His most pointed argument appeared in a 2004 essay, “Listen to This.” He aims his opening salvo at the very term “classical music”—arguing that “It traps a tenaciously living art in a theme park of the past…The phrase is a masterpiece of negative publicity, a tour de force of anti-hype”—and then makes a case for music appreciation based on emotional investment. “Music is too personal a medium to support an absolute hierarchy of values,” he writes. “The best music is music that persuades us that there is no other music in the world.” Whether that’s a concerto, a pop song, or an electronic noise experiment is up to you. He concludes by imagining himself a 36-year-old who goes to the symphony for the first time and encounters a rigid ritual that seems designed to keep him from having fun.

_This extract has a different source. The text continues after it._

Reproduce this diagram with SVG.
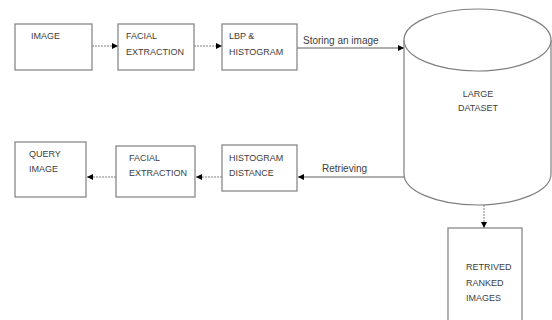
<svg xmlns="http://www.w3.org/2000/svg" width="552" height="320" viewBox="0 0 552 320">
<style>
.box{fill:#fff;stroke:#7f7f7f;stroke-width:1.2}
.t{font-family:"Liberation Sans",Arial,sans-serif;font-size:9px;fill:#404040}
.lbl{font-family:"Liberation Sans",Arial,sans-serif;font-size:10px;fill:#404040}
.dot{stroke:#808080;stroke-width:1;stroke-dasharray:2 1;fill:none}
.sol{stroke:#606060;stroke-width:1.2;fill:none}
</style>
<defs>
<marker id="ah" viewBox="0 0 10 10" refX="10" refY="5" markerWidth="6" markerHeight="6" markerUnits="userSpaceOnUse" orient="auto">
<path d="M0,0 L10,5 L0,10 z" fill="#000"/>
</marker>
</defs>
<rect width="552" height="320" fill="#fff"/>
<g id="connectors">
<line class="dot" x1="92" y1="46" x2="118" y2="46" marker-end="url(#ah)"/>
<line class="dot" x1="194" y1="46" x2="222" y2="46" marker-end="url(#ah)"/>
<line class="sol" x1="297" y1="48" x2="404" y2="48" marker-end="url(#ah)"/>
<text class="lbl" x="303" y="44">Storing an image</text>
<line class="sol" x1="404" y1="177" x2="298" y2="177" marker-end="url(#ah)"/>
<text class="lbl" x="322" y="172">Retrieving</text>
<line class="dot" x1="222" y1="177" x2="196" y2="177" marker-end="url(#ah)"/>
<line class="dot" x1="116" y1="177" x2="87" y2="177" marker-end="url(#ah)"/>
<line class="dot" x1="484" y1="205" x2="484" y2="228" marker-end="url(#ah)"/>
</g>
<g id="image">
<rect class="box" x="15" y="24" width="77" height="46"/>
<text class="t" x="31" y="39">IMAGE</text>
</g>
<g id="facial1">
<rect class="box" x="118" y="24" width="76" height="46"/>
<text class="t" x="126" y="39">FACIAL</text>
<text class="t" x="126" y="55">EXTRACTION</text>
</g>
<g id="lbp">
<rect class="box" x="222" y="24" width="75" height="46"/>
<text class="t" x="229" y="39">LBP &amp;</text>
<text class="t" x="229" y="55">HISTOGRAM</text>
</g>
<g id="dataset">
<path class="box" d="M404,40 L404,174 A73.5,31 0 0 0 551,174 L551,40"/>
<ellipse class="box" cx="477.5" cy="40" rx="73.5" ry="31"/>
<text class="t" x="478" y="97" text-anchor="middle">LARGE</text>
<text class="t" x="478" y="111" text-anchor="middle">DATASET</text>
</g>
<g id="histdist">
<rect class="box" x="222" y="145" width="75" height="46"/>
<text class="t" x="229" y="161">HISTOGRAM</text>
<text class="t" x="229" y="176">DISTANCE</text>
</g>
<g id="facial2">
<rect class="box" x="116" y="146" width="79" height="51"/>
<text class="t" x="129" y="161">FACIAL</text>
<text class="t" x="129" y="176">EXTRACTION</text>
</g>
<g id="query">
<rect class="box" x="15" y="142" width="71" height="55"/>
<text class="t" x="29" y="157">QUERY</text>
<text class="t" x="29" y="172">IMAGE</text>
</g>
<g id="retrived">
<rect class="box" x="448" y="228" width="74" height="100"/>
<text class="t" x="466" y="270">RETRIVED</text>
<text class="t" x="466" y="286">RANKED</text>
<text class="t" x="466" y="301">IMAGES</text>
</g>
</svg>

He coughs; people “glare.” He applauds at the end of a movement; people “glare again.”
Ross worries that the concert-going ritual sometimes runs counter to the spirit of the music. Mozart’s operas draw on sounds both high and low. Beethoven’s music is full of earthy dance rhythms. Gustav Mahler, Ross says, embraced just about everything. “It’s ironic if we start taking those pieces and confining them in a space that’s so regulated,” he argues. “It almost betrays the spirit of those pieces.” But despite these small irritations, Ross still believes that classical music—especially as heard in concert halls, with the resonances and overtones that are lost in recordings—offers something unique. “It’s like escaping into some wide-open empty landscape,” he says. “There’s almost a spiritual dimension to the experience. At its best, it can be like religion without dogma—the feeling of a bigger presence looming above you, requiring nothing but a certain stillness.”